Здесь впервые обнаружилась для меня трудность, не будучи солидным по виду и официально дипломированным человеком, заслужить какое-нибудь признание среди нашего обычного, малообразованного общества.
Всякий раз, когда я сталкивался в то время со специалистами в естественных науках, я тотчас же заинтересовывал их собой и своими идеями. Слыша, как я со смыслом произношу специальные термины разрабатываемой ими науки и говорю о ее новейших и старых теориях, они сейчас же забывали мою молодость и недипломированность и начинали говорить со мною, как равные с равным. А когда я говорил то же самое в так называемом среднеобразованном, а в сущности, совершенно необразованном обществе, по возрасту старше меня, то выходило, что тут не хотели даже и слушать меня. И когда я при каком-нибудь поводе излагал свои мысли, мне просто отвечали:
— Ваши собственные выводы не имеют значения. Важно то, что об этом думают серьезные ученые!

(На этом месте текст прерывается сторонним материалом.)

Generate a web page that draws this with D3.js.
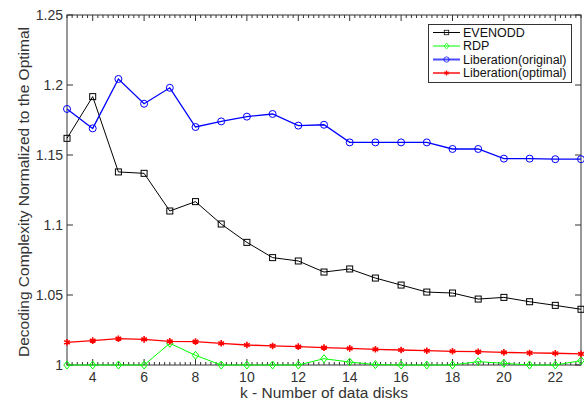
<!DOCTYPE html>
<html>
<head>
<meta charset="utf-8">
<script src="https://cdn.jsdelivr.net/npm/d3@7"></script>
<style>
  body { margin: 0; background: #fff; }
  svg text { font-family: "Liberation Sans", Arial, sans-serif; fill: #333; }
</style>
</head>
<body>
<svg id="chart" width="584" height="403"></svg>
<script>
// ── DATA ────────────────────────────────────────────
const K = [3, 4, 5, 6, 7, 8, 9, 10, 11, 12, 13, 14, 15, 16, 17, 18, 19, 20, 21, 22, 23];
const EVENODD = [1.1619, 1.1917, 1.1379, 1.1369, 1.1100, 1.1167, 1.1007, 1.0876, 1.0767, 1.0743, 1.0664,
                 1.0686, 1.0621, 1.0571, 1.0521, 1.0514, 1.0471, 1.0483, 1.0452, 1.0426, 1.0398];
const RDP = [1.0, 1.0, 1.0, 1.0, 1.0155, 1.0069, 1.0, 1.0, 1.0, 1.0, 1.0045,
             1.0021, 1.0003, 1.0, 1.0, 1.0, 1.0024, 1.0012, 1.0, 1.0, 1.0031];
const LIB_ORIG = [1.1829, 1.1690, 1.2043, 1.1866, 1.1980, 1.1700, 1.1740, 1.1774, 1.1793, 1.1710, 1.1716,
                  1.1590, 1.1590, 1.1590, 1.1590, 1.1543, 1.1543, 1.1474, 1.1474, 1.1470, 1.1470];
const LIB_OPT = [1.0162, 1.0174, 1.0188, 1.0183, 1.0169, 1.0167, 1.0155, 1.0143, 1.0136, 1.0131, 1.0124,
                 1.0119, 1.0112, 1.0107, 1.0102, 1.0098, 1.0095, 1.0090, 1.0086, 1.0084, 1.0079];
const X_TICKS = [4, 6, 8, 10, 12, 14, 16, 18, 20, 22];
const Y_TICKS = [1, 1.05, 1.1, 1.15, 1.2, 1.25];

const SERIES = [
  { name: 'EVENODD',              values: EVENODD,  color: '#000000', marker: 'square',  width: 1 },
  { name: 'RDP',                  values: RDP,      color: '#00ff00', marker: 'diamond', width: 1 },
  { name: 'Liberation(original)', values: LIB_ORIG, color: '#0000ff', marker: 'circle',  width: 1.3 },
  { name: 'Liberation(optimal)',  values: LIB_OPT,  color: '#ff0000', marker: 'star',    width: 1.3 }
];

// ── LAYOUT ──────────────────────────────────────────
const M = { left: 67, right: 581, top: 15, bottom: 365 };
const svg = d3.select('#chart');

const x = d3.scaleLinear().domain([3, 23]).range([M.left, M.right]);
const y = d3.scaleLinear().domain([1, 1.25]).range([M.bottom, M.top]);

const axisCol = '#333';

// minor ticks top + bottom (every 0.2)
const minor = d3.range(3, 23.001, 0.2);
const ticksG = svg.append('g');
minor.forEach(v => {
  const isMajor = Math.abs(v - Math.round(v)) < 1e-6 && Math.round(v) % 2 === 0;
  const len = isMajor ? 6 : 3;
  ticksG.append('line').attr('x1', x(v)).attr('x2', x(v))
    .attr('y1', M.bottom).attr('y2', M.bottom - len)
    .attr('stroke', axisCol).attr('stroke-width', 1);
  ticksG.append('line').attr('x1', x(v)).attr('x2', x(v))
    .attr('y1', M.top).attr('y2', M.top + len)
    .attr('stroke', axisCol).attr('stroke-width', 1);
});
Y_TICKS.forEach(v => {
  ticksG.append('line').attr('x1', M.left).attr('x2', M.left + 6)
    .attr('y1', y(v)).attr('y2', y(v)).attr('stroke', axisCol);
  ticksG.append('line').attr('x1', M.right).attr('x2', M.right - 6)
    .attr('y1', y(v)).attr('y2', y(v)).attr('stroke', axisCol);
});

// frame
svg.append('rect')
  .attr('x', M.left).attr('y', M.top)
  .attr('width', M.right - M.left).attr('height', M.bottom - M.top)
  .attr('fill', 'none').attr('stroke', axisCol).attr('stroke-width', 1);

// tick labels
svg.append('g').selectAll('text').data(X_TICKS).enter().append('text')
  .attr('x', d => x(d)).attr('y', M.bottom + 17)
  .attr('text-anchor', 'middle').attr('font-size', '14px')
  .text(d => d);
svg.append('g').selectAll('text').data(Y_TICKS).enter().append('text')
  .attr('x', M.left - 4).attr('y', d => y(d)).attr('dy', '0.35em')
  .attr('text-anchor', 'end').attr('font-size', '14px')
  .text(d => d3.format('')(+d.toFixed(2)));

// axis titles
svg.append('text')
  .attr('x', (M.left + M.right) / 2).attr('y', 398)
  .attr('text-anchor', 'middle').attr('font-size', '15.5px')
  .text('k - Number of data disks');
svg.append('text')
  .attr('transform', `translate(29,${(M.top + M.bottom) / 2 + 2}) rotate(-90)`)
  .attr('text-anchor', 'middle').attr('font-size', '15.5px')
  .text('Decoding Complexity Normalized to the Optimal');

// ── MARKERS ─────────────────────────────────────────
function drawMarker(g, kind, color) {
  if (kind === 'square') {
    g.append('rect').attr('x', -3).attr('y', -3).attr('width', 6).attr('height', 6)
      .attr('fill', 'none').attr('stroke', color).attr('stroke-width', 1);
  } else if (kind === 'diamond') {
    g.append('path').attr('d', 'M0,-4L3.2,0L0,4L-3.2,0Z')
      .attr('fill', 'none').attr('stroke', color).attr('stroke-width', 1);
  } else if (kind === 'circle') {
    g.append('circle').attr('r', 3.5)
      .attr('fill', 'none').attr('stroke', color).attr('stroke-width', 1);
  } else if (kind === 'star') {
    g.append('path').attr('d', d3.symbol(d3.symbolAsterisk, 30)())
      .attr('fill', 'none').attr('stroke', color).attr('stroke-width', 1.6);
  }
}

svg.append('defs').append('clipPath').attr('id', 'plot-clip')
  .append('rect').attr('x', M.left - 6).attr('y', M.top - 6)
  .attr('width', M.right - M.left + 12).attr('height', M.bottom - M.top + 12);

const line = d3.line().x(d => x(d.k)).y(d => y(d.v));
const plotG = svg.append('g').attr('clip-path', 'url(#plot-clip)');

SERIES.forEach(s => {
  const pts = K.map((k, i) => ({ k, v: s.values[i] }));
  plotG.append('path').datum(pts)
    .attr('d', line).attr('fill', 'none')
    .attr('stroke', s.color).attr('stroke-width', s.width);
  pts.forEach(p => {
    drawMarker(plotG.append('g').attr('transform', `translate(${x(p.k)},${y(p.v)})`), s.marker, s.color);
  });
});

// ── LEGEND ──────────────────────────────────────────
const lg = svg.append('g');
lg.append('rect').attr('x', 428.5).attr('y', 24.5).attr('width', 143).attr('height', 58)
  .attr('fill', '#fff').attr('stroke', axisCol).attr('stroke-width', 1);
SERIES.forEach((s, i) => {
  const ly = 32.5 + i * 13.5;
  lg.append('line').attr('x1', 433).attr('x2', 460).attr('y1', ly).attr('y2', ly)
    .attr('stroke', s.color).attr('stroke-width', s.width === 1 ? 1 : 2).attr('opacity', s.width === 1 ? 1 : 0.7);
  drawMarker(lg.append('g').attr('transform', `translate(446.5,${ly}) scale(0.75)`), s.marker, s.color);
  lg.append('text').attr('x', 463).attr('y', ly).attr('dy', '0.35em')
    .attr('font-size', '12.5px').style('fill', '#111').text(s.name);
});
</script>
</body>
</html>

Образовалась какая-то непроницаемая стена... Только те, кто был со мною одного возраста или еще моложе меня, слушали меня тогда со вниманием. В этой усадьбе мне в первый раз пришла в голову новая мысль: мнение моих друзей, что учиться надо для науки, а не для дипломов, не всегда справедливо. Если вы хотите только изучить науку для себя, то диплом вам, действительно, ни на что не нужен. Но если вы хотите, чтобы ваши научные мнения с доверием принимались обычными людьми, то диплом вам будет очень полезен, именно благодаря почти полному невежеству наших среднеобразованных людей. Когда против вас в публичном споре выступит дипломированный, все будут слушать его, а не вас, хотя ваши знания и были во сто раз больше, а ваш оппонент уже забыл все то, что знал, и просто говорит, что попало на язык.